Desde entonces, “Watergate” es sinónimo de escándalos políticos y corrupción en Estados Unidos.

Problema universal

Llama la atención el caso de los Estados Unidos por el desempeño protagónico de sus gobernantes, quienes insisten en aparecer como referencia universal de ética y moral políticas, pero en los hechos enfrentan creciente inconformidad y rechazo dentro de sus fronteras y en muchos países.

El Índice de Percepción de la Corrupción (IPC) para 2018, elaborado por Transparencia Internacional, mostró que más dos tercios de los países tienen una puntuación de menos de 50 puntos en una escala donde 100 equivale a una nación muy limpia y cero a una muy corrupta.

Con una puntuación de 71, Estados Unidos perdió cuatro con respecto a 2017 y dejó la parte alta de la lista por primera vez desde 2011. “Una caída de cuatro puntos en el IPC es una señal de alarma y se produce en un momento en el que Estados Unidos experimenta amenazas a su sistema de controles y balances, además de una erosión de las normas éticas en los niveles más altos del poder”, señaló el grupo de TI con sede en Berlín.

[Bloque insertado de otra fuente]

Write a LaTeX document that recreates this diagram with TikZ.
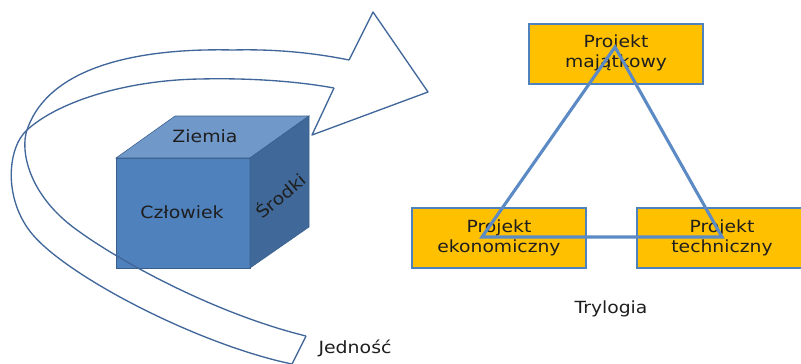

Como se describió en líneas previas, Dinamarca volvió a encabezar la lista como la nación menos corrupta con 88 puntos, seguida de Nueva Zelanda, Finlandia, Singapur, Suecia y Suiza. Noruega, Holanda, Canadá, Luxemburgo, Alemania y Gran Bretaña completan las primeras posiciones.

En el lado contrario de la balanza se situó Somalia, con apenas 10 puntos, seguida de Siria, Sudán del Sur, Yemen, Corea del Norte, Sudán, Guinea Bissau, Guinea Ecuatorial, Afganistán y Libia.